**Data for the task**
— BEGIN —

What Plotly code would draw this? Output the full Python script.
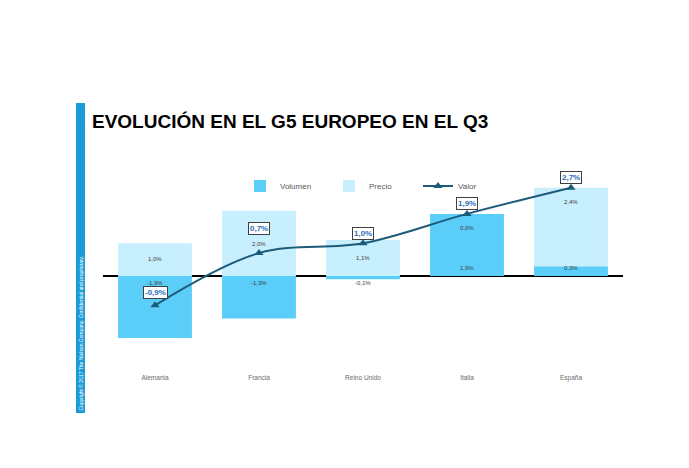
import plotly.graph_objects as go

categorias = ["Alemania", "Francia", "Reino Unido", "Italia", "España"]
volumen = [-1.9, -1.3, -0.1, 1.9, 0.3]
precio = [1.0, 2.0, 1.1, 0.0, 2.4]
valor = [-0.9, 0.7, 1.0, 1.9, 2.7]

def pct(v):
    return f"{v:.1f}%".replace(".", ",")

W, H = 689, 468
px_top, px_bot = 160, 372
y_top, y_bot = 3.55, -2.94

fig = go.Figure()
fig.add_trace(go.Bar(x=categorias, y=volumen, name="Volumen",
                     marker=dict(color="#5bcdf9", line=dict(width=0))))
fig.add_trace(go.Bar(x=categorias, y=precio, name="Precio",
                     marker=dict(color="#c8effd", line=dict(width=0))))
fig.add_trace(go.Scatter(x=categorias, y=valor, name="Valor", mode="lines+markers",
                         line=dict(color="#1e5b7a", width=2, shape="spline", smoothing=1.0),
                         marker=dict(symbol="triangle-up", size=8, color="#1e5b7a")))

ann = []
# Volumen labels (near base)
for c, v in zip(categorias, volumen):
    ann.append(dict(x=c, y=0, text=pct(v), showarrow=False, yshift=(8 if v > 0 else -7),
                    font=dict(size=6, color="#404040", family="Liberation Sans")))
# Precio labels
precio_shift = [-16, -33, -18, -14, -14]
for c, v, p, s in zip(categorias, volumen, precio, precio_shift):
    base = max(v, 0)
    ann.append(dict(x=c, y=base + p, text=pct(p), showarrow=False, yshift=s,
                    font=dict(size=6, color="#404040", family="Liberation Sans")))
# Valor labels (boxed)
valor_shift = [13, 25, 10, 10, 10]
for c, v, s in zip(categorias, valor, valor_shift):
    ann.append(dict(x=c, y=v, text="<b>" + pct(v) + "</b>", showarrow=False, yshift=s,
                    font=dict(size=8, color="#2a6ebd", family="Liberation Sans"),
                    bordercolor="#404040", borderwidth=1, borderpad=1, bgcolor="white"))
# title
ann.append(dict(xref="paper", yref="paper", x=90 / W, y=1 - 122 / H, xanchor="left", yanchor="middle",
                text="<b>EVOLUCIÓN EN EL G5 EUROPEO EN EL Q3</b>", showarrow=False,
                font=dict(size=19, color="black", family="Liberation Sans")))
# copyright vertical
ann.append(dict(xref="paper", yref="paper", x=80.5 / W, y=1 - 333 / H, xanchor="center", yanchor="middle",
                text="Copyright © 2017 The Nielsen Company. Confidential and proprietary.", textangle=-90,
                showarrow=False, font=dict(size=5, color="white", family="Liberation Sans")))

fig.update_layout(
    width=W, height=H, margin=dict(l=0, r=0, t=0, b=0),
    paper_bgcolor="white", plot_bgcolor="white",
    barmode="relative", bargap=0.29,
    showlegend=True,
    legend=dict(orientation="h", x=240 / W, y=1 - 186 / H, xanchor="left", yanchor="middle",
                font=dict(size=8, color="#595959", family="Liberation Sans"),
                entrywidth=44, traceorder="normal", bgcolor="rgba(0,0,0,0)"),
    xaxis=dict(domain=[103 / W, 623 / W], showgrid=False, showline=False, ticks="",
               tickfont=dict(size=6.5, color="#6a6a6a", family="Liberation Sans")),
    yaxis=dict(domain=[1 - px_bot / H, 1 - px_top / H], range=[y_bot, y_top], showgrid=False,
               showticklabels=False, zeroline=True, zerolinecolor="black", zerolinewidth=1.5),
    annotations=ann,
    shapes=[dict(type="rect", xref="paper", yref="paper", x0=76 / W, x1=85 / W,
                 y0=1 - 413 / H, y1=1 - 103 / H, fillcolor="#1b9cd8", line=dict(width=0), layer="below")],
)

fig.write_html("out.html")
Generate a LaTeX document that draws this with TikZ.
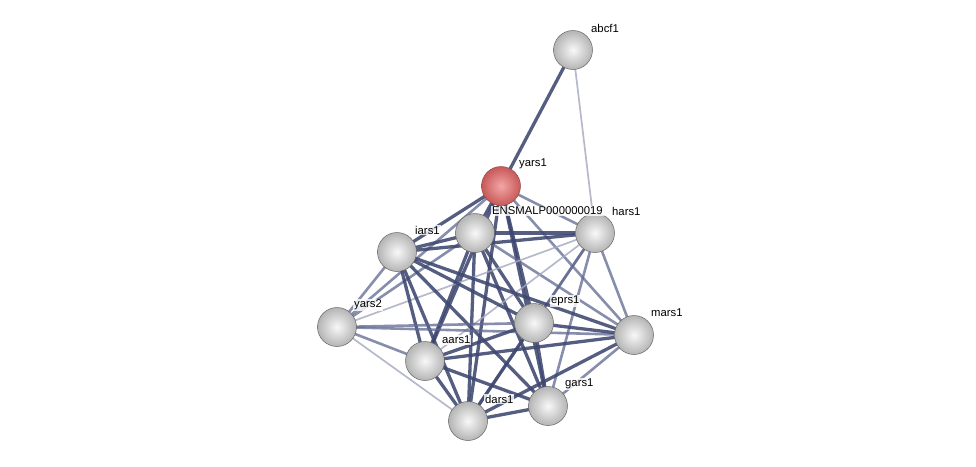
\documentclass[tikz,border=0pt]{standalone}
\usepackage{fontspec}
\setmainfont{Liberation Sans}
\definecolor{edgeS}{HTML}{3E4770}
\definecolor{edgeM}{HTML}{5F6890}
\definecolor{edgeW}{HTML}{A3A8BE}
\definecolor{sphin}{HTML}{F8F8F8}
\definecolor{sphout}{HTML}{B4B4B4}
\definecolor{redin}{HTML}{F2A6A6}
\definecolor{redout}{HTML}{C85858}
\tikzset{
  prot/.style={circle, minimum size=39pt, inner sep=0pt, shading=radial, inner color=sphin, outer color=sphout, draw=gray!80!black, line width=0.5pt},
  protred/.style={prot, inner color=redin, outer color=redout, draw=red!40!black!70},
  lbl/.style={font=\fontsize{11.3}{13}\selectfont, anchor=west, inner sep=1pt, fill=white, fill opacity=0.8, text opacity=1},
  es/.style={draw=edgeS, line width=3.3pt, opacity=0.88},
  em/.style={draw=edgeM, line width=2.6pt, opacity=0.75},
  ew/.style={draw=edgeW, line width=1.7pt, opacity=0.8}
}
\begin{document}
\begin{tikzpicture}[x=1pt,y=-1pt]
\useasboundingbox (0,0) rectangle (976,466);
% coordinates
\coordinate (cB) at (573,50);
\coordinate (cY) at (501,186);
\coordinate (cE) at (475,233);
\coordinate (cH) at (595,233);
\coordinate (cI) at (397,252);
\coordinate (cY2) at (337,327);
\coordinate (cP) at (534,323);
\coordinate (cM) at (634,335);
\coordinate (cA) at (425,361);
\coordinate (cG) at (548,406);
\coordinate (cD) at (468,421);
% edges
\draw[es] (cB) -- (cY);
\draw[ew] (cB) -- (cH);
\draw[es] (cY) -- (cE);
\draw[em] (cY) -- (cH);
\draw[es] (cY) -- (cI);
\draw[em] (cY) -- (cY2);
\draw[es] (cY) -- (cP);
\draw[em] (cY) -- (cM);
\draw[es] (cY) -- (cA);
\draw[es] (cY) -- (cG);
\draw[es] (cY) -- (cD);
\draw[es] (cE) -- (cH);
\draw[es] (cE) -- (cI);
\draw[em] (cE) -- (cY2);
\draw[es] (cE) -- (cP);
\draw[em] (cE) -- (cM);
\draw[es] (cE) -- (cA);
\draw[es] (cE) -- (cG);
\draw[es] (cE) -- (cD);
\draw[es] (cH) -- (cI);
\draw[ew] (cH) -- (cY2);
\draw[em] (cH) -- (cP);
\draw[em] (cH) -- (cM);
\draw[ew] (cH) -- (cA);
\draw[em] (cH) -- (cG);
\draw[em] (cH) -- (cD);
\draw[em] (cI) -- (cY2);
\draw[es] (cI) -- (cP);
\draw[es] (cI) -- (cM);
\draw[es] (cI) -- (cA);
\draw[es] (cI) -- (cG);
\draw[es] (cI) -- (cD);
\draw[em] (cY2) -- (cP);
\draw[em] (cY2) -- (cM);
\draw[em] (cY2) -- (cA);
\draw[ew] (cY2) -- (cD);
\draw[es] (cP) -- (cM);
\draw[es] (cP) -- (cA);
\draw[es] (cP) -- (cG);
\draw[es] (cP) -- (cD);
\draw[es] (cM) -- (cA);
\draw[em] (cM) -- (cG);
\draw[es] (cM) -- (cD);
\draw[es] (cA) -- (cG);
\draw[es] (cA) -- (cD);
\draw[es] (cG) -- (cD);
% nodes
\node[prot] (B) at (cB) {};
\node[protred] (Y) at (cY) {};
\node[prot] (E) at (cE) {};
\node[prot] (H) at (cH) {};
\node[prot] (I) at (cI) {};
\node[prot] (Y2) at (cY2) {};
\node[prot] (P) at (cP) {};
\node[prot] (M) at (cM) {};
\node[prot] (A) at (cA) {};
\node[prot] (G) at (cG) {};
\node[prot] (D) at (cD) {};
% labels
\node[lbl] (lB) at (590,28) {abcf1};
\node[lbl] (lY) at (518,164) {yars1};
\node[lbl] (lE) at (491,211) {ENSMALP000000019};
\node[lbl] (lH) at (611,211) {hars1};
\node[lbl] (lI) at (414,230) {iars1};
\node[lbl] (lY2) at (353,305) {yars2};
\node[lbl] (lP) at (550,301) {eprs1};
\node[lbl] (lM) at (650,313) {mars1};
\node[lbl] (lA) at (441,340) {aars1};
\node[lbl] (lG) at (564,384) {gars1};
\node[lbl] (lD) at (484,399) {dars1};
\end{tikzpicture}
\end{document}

— END —

**Written task**
From the entries above, pull out each line that includes "this".

**The reply**
What Plotly code would draw this? Output the full Python script.
Generate a LaTeX document that draws this with TikZ.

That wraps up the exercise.